Thursday, March 20, 2025

HARLEY QUINN #5 ENDS; KITE MAN ASCENDS

Harley Quinn: Season 5 has ended. It delivered as I had hoped with Lois Lane rubbing elbows with the titular Harley and Ivy (though not as much as I'd have liked), with the show tickling my fancy more through Bane and Clayface, per their comical, highbrow ventures. Oh, and Frank's birthing "metamorphosis" was a nice, marginal surprise and as such, acceptable. (I wasn't as keen on Bruce Wayne's disintegration in the wake of Lena Luthor's rejection, even if he did make a virile comeback. I don't enjoy seeing my childhood hero reduced to a blubbering fool, though I realize the situation is implanted more for irony than beloved convention. I'd have also liked Catwoman in the long-term mayhem, but hey, I guess one can't have everything, with an overload of characters already involved as it is.) 

The big surprise was Brainiac. I knew he'd make his presence known, but presumed he'd be an interloper at best and most, teasing his desire to shrink Metropolis throughout. To say the least, when he became the episodes' main thrust, I was thrown, but by no means in a bad way. 

The retelling of Brainiac's story was quirky, which is no surprise within Quinn's whacky, alternate plane, but beyond the guffaws that swirled, the classic antagonist projected depth. In other words, he was more confused and sorrowful in his villainy than hateful. At times, he was as identifiable as any decent human, caring for his android family and their "simian" pet, Koko, who he even kept alive in his mind well after the poor creature's death. 

With this said, I realize that Harley Quinn: Season 6 has gotten the green light, but I wouldn't mind a Brainiac spinoff, maybe a cerebral prequel to what this Harley season revealed, emphasizing Brainiac's old, domestic life, in what could then evolve into something akin to The Jetsons

And speaking of spinoffs, I finally binged Kite Man: Hell Yeah! I know I should've absorbed it sooner, but as I've said in prior posts, it's tricky for me to catch everything that's out there due to my stacked schedule, and this one kept slipping through the cracks, nudging me every so often, only to get sidestepped yet again.

Nevertheless, I like Kite Man as much as Harley. That Chuck Brown is an underdog villain, and on an underscoring level, more virtuous than not, is easy to digest.  

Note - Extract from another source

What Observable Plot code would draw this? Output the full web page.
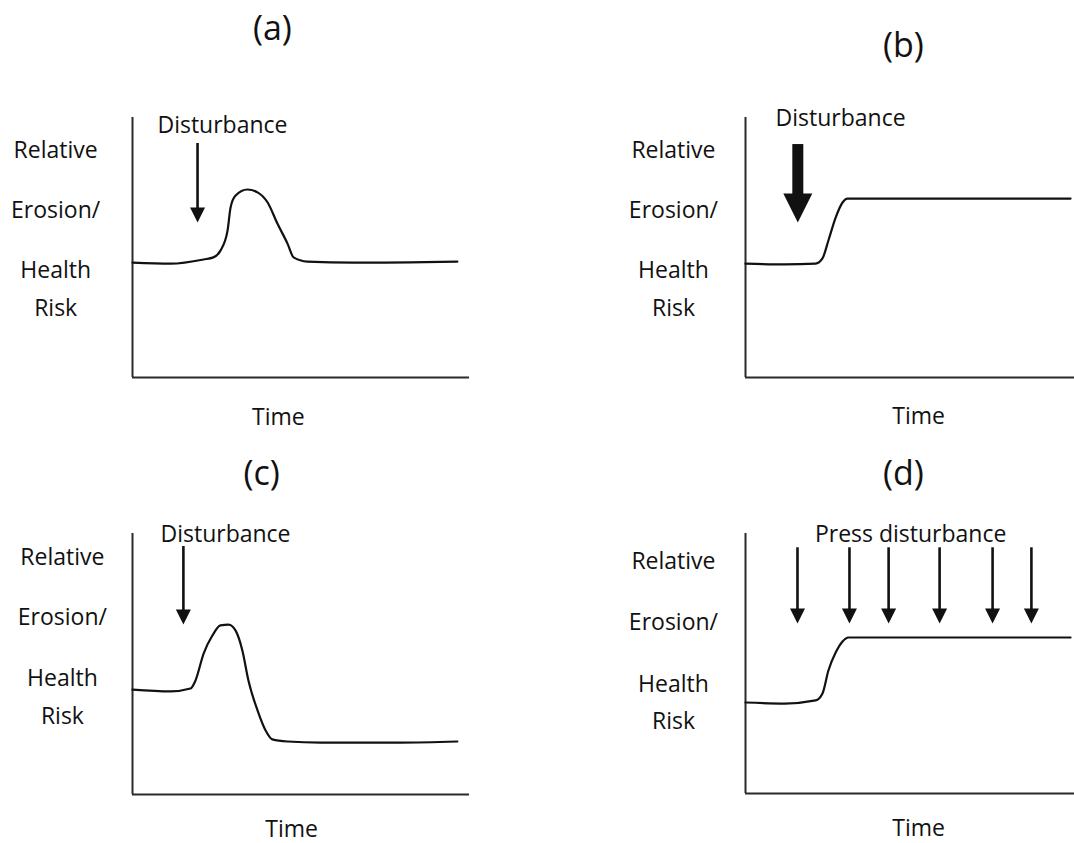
<!DOCTYPE html>
<html>
<head>
<meta charset="utf-8">
<script src="https://cdn.jsdelivr.net/npm/d3@7"></script>
<script src="https://cdn.jsdelivr.net/npm/@observablehq/plot@0.6"></script>
<style>
  body { margin: 0; background: #fff; }
  #wrap { position: relative; width: 1074px; height: 843px; overflow: hidden; background: #fff; }
  #wrap > svg { position: absolute; }
</style>
</head>
<body>
<div id="wrap"></div>
<script>
// ---------------- data ----------------
const panelTitles = ["(a)", "(b)", "(c)", "(d)"];
const yLabelLines = ["Relative", "Erosion/", "Health", "Risk"];
const xLabel = "Time";
const disturbanceLabels = ["Disturbance", "Disturbance", "Disturbance", "Press disturbance"];

// (a) pulse disturbance, return to baseline
const timeA = [0, 11.3, 21.1, 24.0, 26.1, 28.2, 29.1, 30.6, 34.1, 37.1, 40.1, 43.0, 46.0, 47.8, 51.9, 65.6, 96.4];
const riskA = [44.2, 43.8, 45.4, 46.2, 48.8, 56.5, 65.4, 70.0, 72.3, 71.2, 67.3, 59.2, 51.5, 46.2, 44.6, 44.2, 44.6];
// (b) large disturbance, shift to a new higher state
const timeB = [0, 11.9, 21.3, 23.4, 25.2, 27.4, 29.5, 31.0, 57.8, 98.8];
const riskB = [43.8, 43.5, 43.8, 45.8, 52.7, 61.5, 67.3, 68.8, 68.8, 68.8];
// (c) pulse disturbance, settling at a lower state
const timeC = [0, 11.3, 17.2, 18.7, 21.1, 23.7, 26.1, 28.5, 30.6, 32.6, 34.4, 37.1, 39.5, 41.5, 46.0, 55.8, 79.5, 96.4];
const riskC = [40.2, 39.5, 40.6, 43.7, 54.0, 60.9, 64.8, 65.1, 62.8, 55.2, 43.7, 32.2, 24.5, 21.1, 20.3, 19.9, 19.9, 20.3];
// (d) press disturbance, shift to a new higher state
const timeD = [0, 11.9, 21.3, 23.4, 25.2, 27.4, 29.5, 31.3, 57.8, 98.8];
const riskD = [35.0, 34.6, 35.8, 38.5, 47.3, 54.2, 58.5, 60.0, 60.0, 60.0];

// disturbance times
const disturbA = [19.3];
const disturbB = [15.9];
const disturbC = [15.1];
const disturbD = [15.8, 31.6, 43.5, 59.0, 75.1, 86.9];

// ---------------- layout ----------------
const layout = [
  {left: 0,   top: 0,   width: 537, height: 421, m: [117, 68, 44, 132],
   titleAt: [41.5, 130.0], labelX: -22.8, labelYs: [84.6, 61.2, 38.1, 23.8],
   timeAt: [43.3, -18.1], distAt: [26.7, 94.2], arrowTop: 90.0, arrowTip: 59.6, thick: false},
  {left: 537, top: 0,   width: 537, height: 421, m: [117, 0, 44, 208],
   titleAt: [48.0, 123.1], labelX: -21.9, labelYs: [84.6, 61.2, 38.1, 23.8],
   timeAt: [52.6, -17.7], distAt: [28.9, 96.9], arrowTop: 89.6, arrowTip: 59.6, thick: true},
  {left: 0,   top: 421, width: 537, height: 422, m: [112, 68, 49, 132],
   titleAt: [38.3, 118.4], labelX: -20.8, labelYs: [88.1, 64.8, 41.4, 27.2],
   timeAt: [47.2, -16.1], distAt: [27.6, 96.6], arrowTop: 95.0, arrowTip: 65.1, thick: false},
  {left: 537, top: 421, width: 537, height: 422, m: [112, 0, 50, 208],
   titleAt: [48.0, 118.5], labelX: -21.9, labelYs: [86.2, 62.7, 39.2, 25.0],
   timeAt: [52.6, -16.5], distAt: [50.2, 96.9], arrowTop: 94.5, arrowTip: 65.4, thick: false}
];

const series = [[timeA, riskA], [timeB, riskB], [timeC, riskC], [timeD, riskD]];
const disturbances = [disturbA, disturbB, disturbC, disturbD];

const FONT = "'Open Sans', 'DejaVu Sans', sans-serif";
const LABEL_SIZE = 23;
const TITLE_SIZE = 34;

function headSymbol(w, h) {
  return {
    draw(ctx) {
      ctx.moveTo(-w / 2, -h);
      ctx.lineTo(w / 2, -h);
      ctx.lineTo(0, 0);
      ctx.closePath();
    }
  };
}

const wrap = document.getElementById("wrap");

layout.forEach((L, k) => {
  const [times, risks] = series[k];
  const curve = times.map((t, i) => ({t, v: risks[i]}));
  const dist = disturbances[k];
  const shaftW = L.thick ? 11 : 2.6;
  const headW = L.thick ? 29 : 15;
  const headH = L.thick ? 29 : 15;

  const chart = Plot.plot({
    width: L.width,
    height: L.height,
    marginTop: L.m[0],
    marginRight: L.m[1],
    marginBottom: L.m[2],
    marginLeft: L.m[3],
    x: {domain: [0, 100], axis: null},
    y: {domain: [0, 100], axis: null},
    style: {fontFamily: FONT, background: "transparent", overflow: "visible", color: "#111"},
    marks: [
      // axes
      Plot.ruleX([0], {stroke: "#2a2a2a", strokeWidth: 2}),
      Plot.ruleY([0], {stroke: "#2a2a2a", strokeWidth: 2}),
      // response curve
      Plot.line(curve, {x: "t", y: "v", curve: "monotone-x", stroke: "#111", strokeWidth: 2.2}),
      // disturbance arrows
      Plot.ruleX(dist, {x: d => d, y1: L.arrowTop, y2: L.arrowTip, stroke: "#111",
                        strokeWidth: shaftW, insetBottom: headH - 2}),
      Plot.dot(dist, {x: d => d, y: L.arrowTip, symbol: headSymbol(headW, headH),
                      fill: "#111", stroke: "none", r: 5}),
      // disturbance label
      Plot.text([disturbanceLabels[k]], {x: L.distAt[0], y: L.distAt[1], text: d => d,
                      fontSize: LABEL_SIZE, lineAnchor: "bottom", textAnchor: "middle", fill: "#111"}),
      // y-axis label lines
      Plot.text(yLabelLines, {x: L.labelX, y: (d, i) => L.labelYs[i], text: d => d,
                      fontSize: LABEL_SIZE, lineAnchor: "bottom", textAnchor: "middle", fill: "#111"}),
      // x-axis label
      Plot.text([xLabel], {x: L.timeAt[0], y: L.timeAt[1], text: d => d,
                      fontSize: LABEL_SIZE, lineAnchor: "bottom", textAnchor: "middle", fill: "#111"}),
      // panel title
      Plot.text([panelTitles[k]], {x: L.titleAt[0], y: L.titleAt[1], text: d => d,
                      fontSize: TITLE_SIZE, lineAnchor: "bottom", textAnchor: "middle", fill: "#111"})
    ]
  });
  chart.style.left = L.left + "px";
  chart.style.top = L.top + "px";
  wrap.appendChild(chart);
});
</script>
</body>
</html>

Hell Yeah! even gave me another substantial heaping of Bane, and the big bruiser sure did shine within that Cheers-geared (Noonan's) backdrop, and even further through that totally rad, back-to-the-'80s, Portal Potty sojourn, not to mention his nostalgic, action-packed return to the League of Shadows Pit, his catchy, rap number at the ill-fated, Sexiest Villain Alive show, his sneaky, Hamlet-like stab at writing a Brainiac musical/play, and last but not least, his fatherly nurturing of the cute yet dissatisfied Goldilocks. Much of this exaggerated stuff doesn't match the traditional Bane by a mile, but that's why the setup is so humorous (and not anywhere near as condescending as it proved with bumbling Wayne). Anyway, I got a kick out of the results.

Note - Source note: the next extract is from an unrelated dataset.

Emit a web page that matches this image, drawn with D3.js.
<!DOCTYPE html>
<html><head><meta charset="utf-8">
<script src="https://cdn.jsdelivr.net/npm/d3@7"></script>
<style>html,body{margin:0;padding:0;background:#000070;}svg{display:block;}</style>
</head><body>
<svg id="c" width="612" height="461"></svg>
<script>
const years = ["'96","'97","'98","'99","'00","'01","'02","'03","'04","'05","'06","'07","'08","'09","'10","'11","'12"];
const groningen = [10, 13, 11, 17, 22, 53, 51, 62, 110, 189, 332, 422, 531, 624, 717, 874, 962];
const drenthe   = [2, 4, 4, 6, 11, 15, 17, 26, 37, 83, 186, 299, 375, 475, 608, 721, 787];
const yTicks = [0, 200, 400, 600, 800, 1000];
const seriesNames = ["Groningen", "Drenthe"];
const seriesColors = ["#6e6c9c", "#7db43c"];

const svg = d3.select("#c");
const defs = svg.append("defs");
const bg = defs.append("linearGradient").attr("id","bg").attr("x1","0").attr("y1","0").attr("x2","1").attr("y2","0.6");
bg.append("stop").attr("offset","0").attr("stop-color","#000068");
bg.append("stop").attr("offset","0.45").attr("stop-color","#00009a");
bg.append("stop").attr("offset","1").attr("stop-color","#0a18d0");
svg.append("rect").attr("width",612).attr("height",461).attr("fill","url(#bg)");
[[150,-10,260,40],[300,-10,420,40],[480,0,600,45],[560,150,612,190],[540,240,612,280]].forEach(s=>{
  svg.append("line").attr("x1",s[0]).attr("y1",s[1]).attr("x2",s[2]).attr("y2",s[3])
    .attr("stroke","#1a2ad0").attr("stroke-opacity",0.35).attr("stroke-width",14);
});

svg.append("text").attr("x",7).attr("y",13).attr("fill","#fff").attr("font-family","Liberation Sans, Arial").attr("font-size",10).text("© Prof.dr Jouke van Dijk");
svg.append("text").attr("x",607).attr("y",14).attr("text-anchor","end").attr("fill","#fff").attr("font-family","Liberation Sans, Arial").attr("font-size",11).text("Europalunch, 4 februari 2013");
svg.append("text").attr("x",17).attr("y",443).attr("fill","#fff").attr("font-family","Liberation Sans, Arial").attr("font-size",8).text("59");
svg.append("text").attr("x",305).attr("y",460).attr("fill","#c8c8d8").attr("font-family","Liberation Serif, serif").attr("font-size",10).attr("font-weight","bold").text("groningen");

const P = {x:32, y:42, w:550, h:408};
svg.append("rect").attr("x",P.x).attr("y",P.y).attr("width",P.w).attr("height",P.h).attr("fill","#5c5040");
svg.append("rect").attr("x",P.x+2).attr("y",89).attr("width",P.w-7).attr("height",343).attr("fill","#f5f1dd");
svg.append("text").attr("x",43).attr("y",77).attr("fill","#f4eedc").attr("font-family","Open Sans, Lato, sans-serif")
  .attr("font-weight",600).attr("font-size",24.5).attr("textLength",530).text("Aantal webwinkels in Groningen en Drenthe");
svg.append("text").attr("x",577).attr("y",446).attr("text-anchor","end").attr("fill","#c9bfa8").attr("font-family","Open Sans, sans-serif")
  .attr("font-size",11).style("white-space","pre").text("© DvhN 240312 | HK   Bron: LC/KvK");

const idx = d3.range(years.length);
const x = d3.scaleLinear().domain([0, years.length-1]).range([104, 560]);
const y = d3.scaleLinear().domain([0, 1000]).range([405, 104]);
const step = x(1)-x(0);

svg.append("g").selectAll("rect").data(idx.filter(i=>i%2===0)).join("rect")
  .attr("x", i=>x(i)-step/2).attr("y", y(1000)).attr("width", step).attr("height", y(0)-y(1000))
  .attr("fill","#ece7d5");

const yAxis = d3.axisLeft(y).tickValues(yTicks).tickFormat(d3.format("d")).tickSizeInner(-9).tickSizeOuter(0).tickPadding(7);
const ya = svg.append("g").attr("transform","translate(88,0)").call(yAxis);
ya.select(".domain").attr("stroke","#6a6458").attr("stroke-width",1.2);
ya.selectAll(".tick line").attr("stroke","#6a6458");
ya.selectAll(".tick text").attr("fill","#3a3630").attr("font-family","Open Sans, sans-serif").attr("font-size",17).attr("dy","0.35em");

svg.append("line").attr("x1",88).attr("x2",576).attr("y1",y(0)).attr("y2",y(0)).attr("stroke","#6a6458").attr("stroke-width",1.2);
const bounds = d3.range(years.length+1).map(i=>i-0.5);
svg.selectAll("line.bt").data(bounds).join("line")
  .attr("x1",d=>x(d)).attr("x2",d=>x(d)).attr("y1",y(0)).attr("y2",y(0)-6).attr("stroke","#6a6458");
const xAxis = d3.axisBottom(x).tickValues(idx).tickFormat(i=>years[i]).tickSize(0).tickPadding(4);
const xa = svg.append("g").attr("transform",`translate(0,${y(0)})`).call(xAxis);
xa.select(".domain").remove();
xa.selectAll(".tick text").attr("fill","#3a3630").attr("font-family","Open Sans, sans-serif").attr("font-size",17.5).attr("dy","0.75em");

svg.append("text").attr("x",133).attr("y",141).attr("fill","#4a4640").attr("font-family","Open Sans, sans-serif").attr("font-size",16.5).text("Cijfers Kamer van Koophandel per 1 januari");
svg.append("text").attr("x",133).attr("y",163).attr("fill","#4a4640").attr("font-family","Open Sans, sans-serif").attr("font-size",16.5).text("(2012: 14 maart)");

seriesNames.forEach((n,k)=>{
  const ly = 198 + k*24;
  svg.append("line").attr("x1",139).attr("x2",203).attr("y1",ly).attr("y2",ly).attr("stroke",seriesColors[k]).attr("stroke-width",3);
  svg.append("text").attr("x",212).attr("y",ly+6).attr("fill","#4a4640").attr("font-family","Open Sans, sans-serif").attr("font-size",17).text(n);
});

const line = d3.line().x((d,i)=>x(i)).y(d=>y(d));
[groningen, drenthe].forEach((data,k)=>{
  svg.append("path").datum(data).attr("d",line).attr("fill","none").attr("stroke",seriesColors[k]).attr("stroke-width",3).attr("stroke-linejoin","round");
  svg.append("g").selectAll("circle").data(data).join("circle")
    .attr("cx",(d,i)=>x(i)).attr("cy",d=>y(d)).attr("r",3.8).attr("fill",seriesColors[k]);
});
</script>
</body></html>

Now, getting back to Kite Man, who do like and (as far as bad guys go) respect (even when for an edgy episode, he became the overbearing Beast Mode to press a valuable, life lesson), I'm even more impressed with Golden Glider. When she engaged in that nude-fight, sauna scene, I couldn't help but be enthralled. I'm a huge, Kekko (Keiko) Kamen fan, so that sequence left me bewitched, excited and begging for more. (On the more sensitive side, Golden Glider's mother/daughter "reconciliation" was as complex as it was austere, thanks in no small part to Malice Vundabar's smug interference; the rift was also a disconcerting contrast to the series' stapling slapstick.) 

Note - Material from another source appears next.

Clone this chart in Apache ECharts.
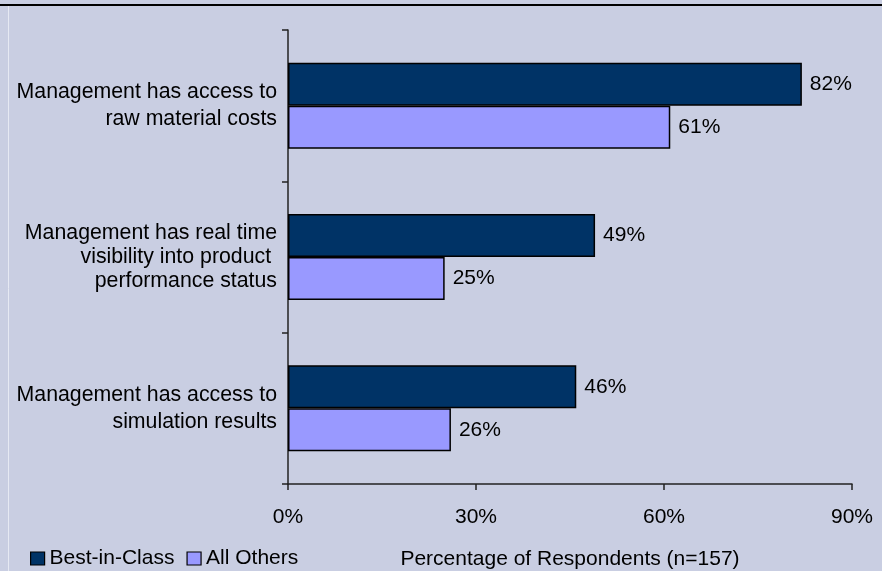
<!DOCTYPE html>
<html>
<head>
<meta charset="utf-8">
<script src="https://cdn.jsdelivr.net/npm/echarts@6/dist/echarts.min.js"></script>
<style>
  html, body { margin: 0; padding: 0; background: #C9CEE2; }
  #chart { width: 882px; height: 571px; }
</style>
</head>
<body>
<div id="chart"></div>
<script>
// Survey categories (top to bottom)
const categories = [
  'Management has access to\nraw material costs',
  'Management has real time\nvisibility into product \nperformance status',
  'Management has access to\nsimulation results'
];
const seriesNames = ['Best-in-Class', 'All Others'];
const bestInClass = [82, 49, 46];
const allOthers = [61, 25, 26];
const xTicks = [0, 30, 60, 90];

const FONT = "'Liberation Sans', Arial, Helvetica, sans-serif";
const chart = echarts.init(document.getElementById('chart'));

const labelStyle = {
  show: true,
  position: 'right',
  distance: 8,
  color: '#000',
  fontFamily: FONT,
  fontSize: 21,
  formatter: p => p.value + '%'
};

chart.setOption({
  backgroundColor: '#C9CEE2',
  animation: false,
  textStyle: { fontFamily: FONT },
  graphic: [
    { type: 'line', shape: { x1: 0, y1: 5, x2: 882, y2: 5 },
      style: { stroke: '#000', lineWidth: 2 } },
    { type: 'line', shape: { x1: 8.5, y1: 6, x2: 8.5, y2: 571 },
      style: { stroke: '#E6E9F3', lineWidth: 1 } }
  ],
  legend: {
    left: 25,
    top: 543,
    icon: 'rect',
    itemWidth: 14,
    itemHeight: 13,
    itemGap: 12,
    textStyle: { color: '#000', fontFamily: FONT, fontSize: 21 },
    itemStyle: { borderColor: '#000', borderWidth: 1.2 },
    data: seriesNames
  },
  grid: { left: 288, right: 30, top: 30, bottom: 87, containLabel: false, outerBoundsMode: 'none' },
  xAxis: {
    type: 'value',
    min: xTicks[0],
    max: xTicks[xTicks.length - 1],
    interval: 30,
    name: 'Percentage of Respondents (n=157)',
    nameLocation: 'middle',
    nameGap: 65,
    nameTextStyle: { color: '#000', fontFamily: FONT, fontSize: 21 },
    axisLine: { show: true, lineStyle: { color: '#222', width: 1.5 } },
    axisTick: { show: true, length: 6, lineStyle: { color: '#222', width: 1.5 } },
    axisLabel: { color: '#000', fontFamily: FONT, fontSize: 21, margin: 23,
      formatter: v => v + '%' },
    splitLine: { show: false }
  },
  yAxis: {
    type: 'category',
    inverse: true,
    data: categories,
    axisLine: { show: true, lineStyle: { color: '#222', width: 1.5 } },
    axisTick: { show: true, length: 6, lineStyle: { color: '#222', width: 1.5 } },
    axisLabel: {
      color: '#000',
      fontFamily: FONT,
      fontSize: 21.3,
      margin: 11,
      align: 'right',
      formatter: v => {
        const lines = v.split('\n');
        const key = lines.length > 2 ? 'b' : 'a';
        return lines.map(l => '{' + key + '|' + l + '}').join('\n');
      },
      rich: {
        a: { fontFamily: FONT, fontSize: 21.3, color: '#000', lineHeight: 27, align: 'right' },
        b: { fontFamily: FONT, fontSize: 21.3, color: '#000', lineHeight: 24, align: 'right' }
      }
    }
  },
  series: [
    {
      name: seriesNames[0],
      type: 'bar',
      data: bestInClass,
      barWidth: 43,
      barGap: '0%',
      itemStyle: { color: '#003366', borderColor: '#000', borderWidth: 1.5 },
      label: labelStyle
    },
    {
      name: seriesNames[1],
      type: 'bar',
      data: allOthers,
      barWidth: 43,
      barGap: '0%',
      itemStyle: { color: '#9999FF', borderColor: '#000', borderWidth: 1.5 },
      label: labelStyle
    }
  ]
});
</script>
</body>
</html>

I probably shouldn't dig these dissentient, animated offshoots as much as I do (for one, I still struggle with Lego Batman and its endless tributaries); but these particular, DC/WB shows do tend to lure me, and once I'm involved, I stay settled. They're nowhere near as gross as The Boys and work well for hitting the fleeting spot when I'm having breakfast or supper. On this basis, they rekindle the comfort I tapped from cartoons I watched in the early mornings and late afternoons of my youth (before or after school, that is), only with sailor-blushing vulgarity sewn in. For me, that's progression.